The Company shall be entitled by notice in writing to terminate any agreement without prejudice to any claim or right the Company may otherwise make or exercise where:

  1. The Customer is in breach of any term, condition or provision of these term and conditions or required by law.
  2. The Customer shall go into liquidation (except for the purpose of reconstruction) or if any partition or resolution to wind up the Customer shall be presented or if a receiver is appointed of a Customers undertaking property of assets or if a distress shall be levied upon any of the Customer’s property or if the Customer shall commit any act of bankruptcy.


L - Liability

  1. The Company will not be liable in contract or in any other way for any consequential or indirect loss, liability or damage or for any other claim consequential compensation whatsoever (including loss of profits, cost of expenses or loss of data) arising however from or in connection with the agreement or any breach or non-performance of any provision of it by the Company or any fault in or the supply, service, use, presence or re-sale of goods.  PCSW
  2. The Company shall not be liable for the loss or damage to software programs or user data during the repair or upgrade of any goods whether or not the same are under any warranty.
  3. Excluding the Company’s liability arising from all warranties and conditions implied by law regarding the goods and without affecting a) and b) above the aggregate liability of the Company whether arising in contract or tort (including negligence) or otherwise howsoever for any loss, cost, damage, injury or liability (whether consequential or direct or otherwise) resulting from or in connection with the agreement or any such breach or other matter as is referred to (b) above, will be limited to an amount equal to the net invoice value of the goods.
  4. No warranty for service is offered or implied unless a separate agreement is in place.

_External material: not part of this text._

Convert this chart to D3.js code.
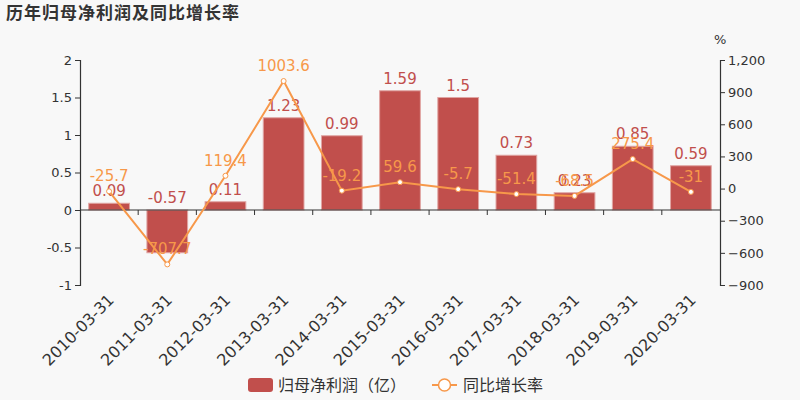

All hardware warranty and liability is passed without prejudice to the original manufacturer.
  5. The limitation on any exclusions from liability contained in these conditions shall be subject to the provisions of section 2 (1) of the Unfair Contract Terms Act 1977.


The above terms and conditions supersede any previous ones and are subject to change without notice. The latest terms and conditions are available on the Company web site at www.pcsouthwest.co.uk – Version 19 - 29/01/2010.